1134. Vertex Cover (25)
A vertex cover of a graph is a set of vertices such that each edge of the graph is incident to at least one vertex of the set. Now given a graph with several vertex sets, you are supposed to tell if each of them is a vertex cover or not.
Input Specification:
Each input file contains one test case. For each case, the first line gives two positive integers N and M (both no more than 104), being the total numbers of vertices and the edges, respectively. Then M lines follow, each describes an edge by giving the indices (from 0 to N-1) of the two ends of the edge.
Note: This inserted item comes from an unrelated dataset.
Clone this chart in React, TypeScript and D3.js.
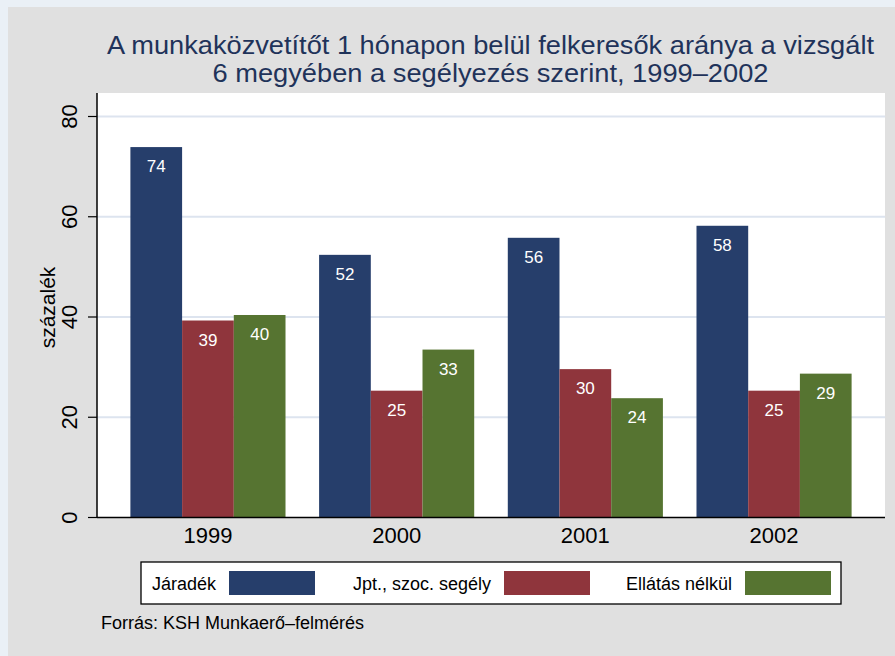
import React, { useEffect, useRef } from 'react';
import * as d3 from 'd3';

const years = ['1999', '2000', '2001', '2002'];
const seriesNames = ['Járadék', 'Jpt., szoc. segély', 'Ellátás nélkül'];
const jaradek = [73.9, 52.4, 55.8, 58.2];
const szocSegely = [39.3, 25.3, 29.6, 25.3];
const ellatasNelkul = [40.4, 33.5, 23.8, 28.7];
const barLabels = [
  ['74', '52', '56', '58'],
  ['39', '25', '30', '25'],
  ['40', '33', '24', '29'],
];
const yTicks = [0, 20, 40, 60, 80];
const colors = ['#263e6b', '#8f353c', '#567431'];
const titleLines = [
  'A munkaközvetítőt 1 hónapon belül felkeresők aránya a vizsgált',
  '6 megyében a segélyezés szerint, 1999–2002',
];

const App = () => {
  const ref = useRef<SVGSVGElement>(null);

  useEffect(() => {
    const W = 895;
    const H = 656;
    const font = "'Liberation Sans', Arial, sans-serif";
    const svg = d3.select(ref.current);
    svg.selectAll('*').remove();

    // fondok
    svg.append('rect').attr('width', W).attr('height', H).attr('fill', '#eaf0f6');
    svg.append('rect').attr('x', 8).attr('y', 7).attr('width', W - 8).attr('height', H - 7).attr('fill', '#e0e0e0');

    const plot = { left: 97, right: 885, top: 93, bottom: 518 };
    svg.append('rect')
      .attr('x', plot.left).attr('y', plot.top)
      .attr('width', plot.right - plot.left).attr('height', plot.bottom - plot.top)
      .attr('fill', '#ffffff');

    const yScale = d3.scaleLinear().domain([0, 80]).range([517.5, 116.5]);
    const x0 = d3.scaleBand().domain(years).range([plot.left, plot.right])
      .paddingInner(0.178).paddingOuter(0.177);
    const x1 = d3.scaleBand().domain(seriesNames).range([0, x0.bandwidth()]);

    // rács
    svg.append('g').selectAll('line').data(yTicks.filter((d) => d > 0)).join('line')
      .attr('x1', plot.left).attr('x2', plot.right)
      .attr('y1', (d) => yScale(d)).attr('y2', (d) => yScale(d))
      .attr('stroke', '#dde4ef').attr('stroke-width', 2);

    // oszlopok
    const series = [jaradek, szocSegely, ellatasNelkul];
    series.forEach((vals, si) => {
      const g = svg.append('g');
      g.selectAll('rect').data(vals).join('rect')
        .attr('x', (d, i) => (x0(years[i]) as number) + (x1(seriesNames[si]) as number))
        .attr('y', (d) => yScale(d))
        .attr('width', x1.bandwidth())
        .attr('height', (d) => yScale(0) - yScale(d))
        .attr('fill', colors[si]);
      g.selectAll('text').data(vals).join('text')
        .attr('x', (d, i) => (x0(years[i]) as number) + (x1(seriesNames[si]) as number) + x1.bandwidth() / 2)
        .attr('y', (d) => yScale(d) + 25)
        .attr('text-anchor', 'middle')
        .attr('fill', '#ffffff')
        .style('font-family', font)
        .style('font-size', '17px')
        .text((d, i) => barLabels[si][i]);
    });

    // tengelyek
    svg.append('line')
      .attr('x1', plot.left).attr('x2', plot.left)
      .attr('y1', plot.top).attr('y2', plot.bottom)
      .attr('stroke', '#000').attr('stroke-width', 1.5);
    svg.append('line')
      .attr('x1', plot.left).attr('x2', plot.right)
      .attr('y1', yScale(0)).attr('y2', yScale(0))
      .attr('stroke', '#000').attr('stroke-width', 1.5);

    const yt = svg.append('g');
    yt.selectAll('line').data(yTicks).join('line')
      .attr('x1', plot.left - 9).attr('x2', plot.left)
      .attr('y1', (d) => yScale(d)).attr('y2', (d) => yScale(d))
      .attr('stroke', '#000').attr('stroke-width', 1.2);
    yt.selectAll('text').data(yTicks).join('text')
      .attr('transform', (d) => `translate(77,${yScale(d)}) rotate(-90)`)
      .attr('text-anchor', 'middle')
      .attr('fill', '#000')
      .style('font-family', font)
      .style('font-size', '22px')
      .text((d) => d);

    svg.append('text')
      .attr('transform', `translate(55,${(plot.top + plot.bottom) / 2 + 2}) rotate(-90)`)
      .attr('text-anchor', 'middle')
      .attr('fill', '#000')
      .style('font-family', font)
      .style('font-size', '21px')
      .text('százalék');

    svg.append('g').selectAll('text').data(years).join('text')
      .attr('x', (d) => (x0(d) as number) + x0.bandwidth() / 2)
      .attr('y', 543)
      .attr('text-anchor', 'middle')
      .attr('fill', '#000')
      .style('font-family', font)
      .style('font-size', '22px')
      .text((d) => d);

    // cím
    const titleWidths = [767, 556];
    svg.append('g').selectAll('text').data(titleLines).join('text')
      .attr('x', 490.5)
      .attr('y', (d, i) => 54 + i * 27.5)
      .attr('text-anchor', 'middle')
      .attr('textLength', (d, i) => titleWidths[i])
      .attr('lengthAdjust', 'spacingAndGlyphs')
      .attr('fill', '#1f335a')
      .style('font-family', font)
      .style('font-size', '25px')
      .text((d) => d);

    // jelmagyarázat
    svg.append('rect')
      .attr('x', 141).attr('y', 562).attr('width', 700).attr('height', 42)
      .attr('fill', '#ffffff').attr('stroke', '#000').attr('stroke-width', 1.3);
    const legendTextEnd = [216, 491, 732];
    const legendSwatch = [229, 504, 745];
    seriesNames.forEach((name, i) => {
      svg.append('text')
        .attr('x', legendTextEnd[i]).attr('y', 590)
        .attr('text-anchor', 'end')
        .attr('fill', '#000')
        .style('font-family', font)
        .style('font-size', '18px')
        .text(name);
      svg.append('rect')
        .attr('x', legendSwatch[i]).attr('y', 571)
        .attr('width', 86).attr('height', 24)
        .attr('fill', colors[i]);
    });

    svg.append('text')
      .attr('x', 101).attr('y', 629)
      .attr('fill', '#000')
      .style('font-family', font)
      .style('font-size', '18px')
      .text('Forrás: KSH Munkaerő–felmérés');
  }, []);

  return (
    <svg
      ref={ref}
      width={895}
      height={656}
      style={{ position: 'absolute', left: 0, top: 0, display: 'block' }}
    />
  );
};

export default App;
After the graph, a positive integer K (<= 100) is given, which is the number of queries. Then K lines of queries follow, each in the format:
Nv v[1] v[2] ... v[Nv]
where Nv is the number of vertices in the set, and v[i]'s are the indices of the vertices.
Output Specification:
For each query, print in a line "Yes" if the set is a vertex cover, or "No" if not.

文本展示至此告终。